When the "storm" was just a campaign promise, it was an asset. Now that it’s a legal requirement, it’s a liability.

What Actually Comes Next?

Don't expect a "data dump" of two million pages overnight. It's not going to happen. The DOJ is likely to keep trickling out pages while fighting in court over the definition of "victim privacy."

However, there are a few things you can actually watch for:

  1. Contempt Proceedings: If the DOJ doesn't ramp up the release speed by February, look for House committees to start holding officials in contempt.
  2. The "Unredacted List": Lawmakers are pushing for a specific list of government officials mentioned in the files. If that leaks, the Dearborn incident will look like a tea party.
  3. The University Probe: Keep an eye on the Jan 28 deadline for Columbia and NYU. That might be the administration's best chance to flip the script and show they are "doing something."

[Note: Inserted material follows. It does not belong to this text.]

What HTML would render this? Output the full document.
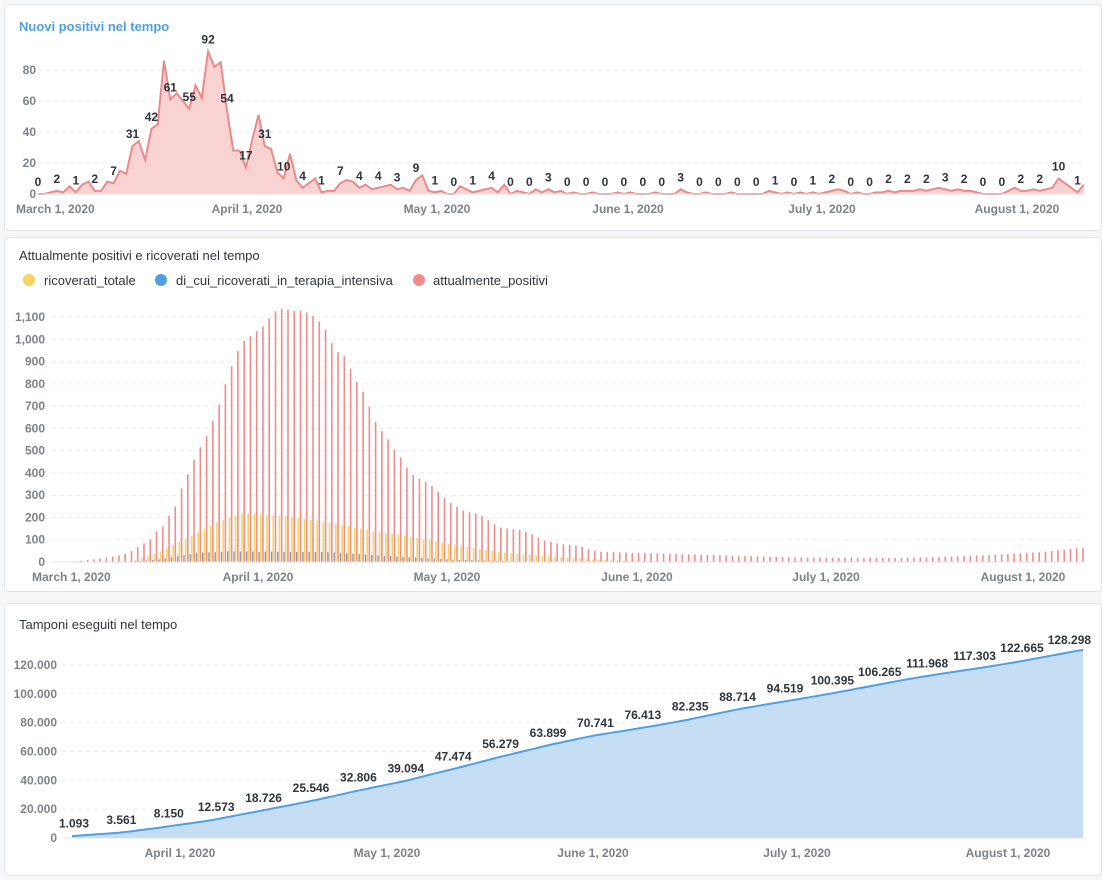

The reality is that Jeffrey Epstein’s ghost is doing more damage to this administration than any living political rival. Trump has built a career on being the outsider who breaks the system, but right now, he's the one sitting on top of the system that won't give up its secrets.

If you want to stay ahead of this, stop looking for the "bombshell" and start looking at the court filings. The real story isn't in a single photo; it's in the millions of pages the government is still terrified to show you. Look for the next DOJ status update to Judge Engelmayer—that’s where the actual truth is buried.